Ireland arrived in London on a high having beaten Wales convincingly seven days ago to ignite their hopes of earning a top-three Guinness Women’s Six Nations finish and qualification for both WXV 1 and Women’s Rugby World Cup 2025.

However, in front of 48,778 fans, England wrapped up a try bonus point within 19 minutes and ended the match having crossed the Irish line 14 times.


It will be a tough defeat to take for the visitors but they must raise themselves quickly with  a pivotal match against Scotland to come in Belfast next Saturday.

“Tough day at the office,” Bemand told reporters. “But where the group was, where we’re moving towards, we’ll take our learnings.

“We said at the beginning [of the Championship] that whether we’re winning or losing, we’re learning and we genuinely mean that.
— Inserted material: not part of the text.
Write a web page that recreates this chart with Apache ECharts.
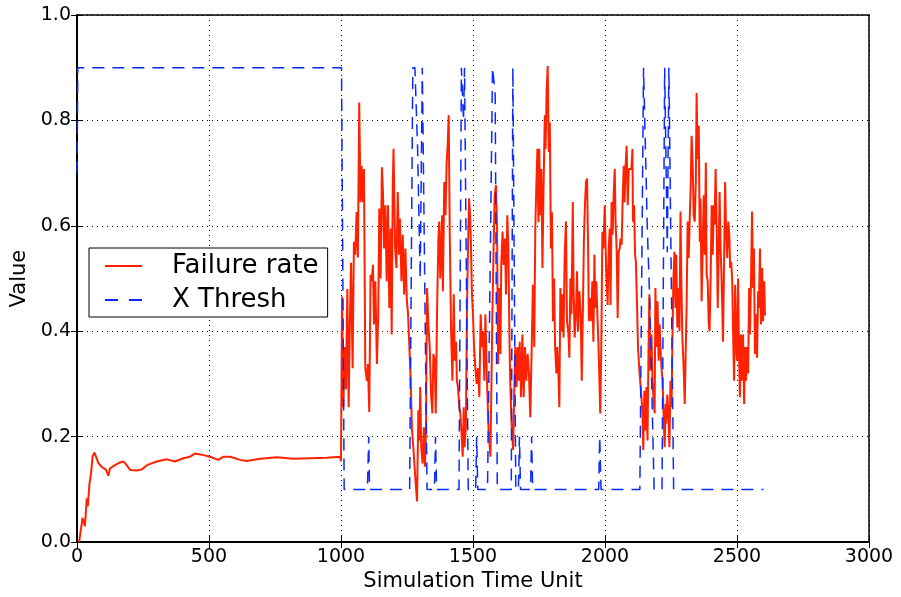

“They’re an honest group, fantastically honest, so we’ll look hard at it, and we’ve got a really big game to get excited about next week.


“So, we came up against England, who are probably the market leaders at the moment with an occasion that we’ve got to learn to play and we’ll dust ourselves down and we’ll come back better for it next week.”


Bemand believes the experience could prove beneficial for his squad in the long-term.  “At times we probably looked a bit shell-shocked,” he said.

“The age profile of this group and the experience of this group, they’ll take a massive amount of learnings from that. It’s about applying and still being confident to apply it next week against Scotland.”

Bemand added: “Now they’ve experienced it, it’s another notch, another step.

“I’ve got every confidence in their ability to learn from it and the momentum that we’d gained over a month in camp and the games previous to this doesn’t dissipate in one performance.


“We’ve got a great opportunity next week so we’ll front-foot it.”

England pulled the Irish defence apart at will at times during a blistering 80-minute performance at Twickenham.

But Bemand insisted the reasons for the Irish defeat went deeper than missed tackles. “Momentum in rugby is a thing,” he said.

“There’s a piece around breakdown, there’s a piece around fast ball and they put themselves in positions to make our tackles harder.

“So, it’s never just about the defence, it’s not just about communication, there’s pieces before that around how you gain momentum in defence and how they gained momentum in attack.

“And look they won that battle today, which made it look like we were slightly easier to break at points.

“Look, we’ve come second best today but we won’t dwell on it long. The group’s shown me enough over the past few weeks that we’ve got the ability to put our game out there.”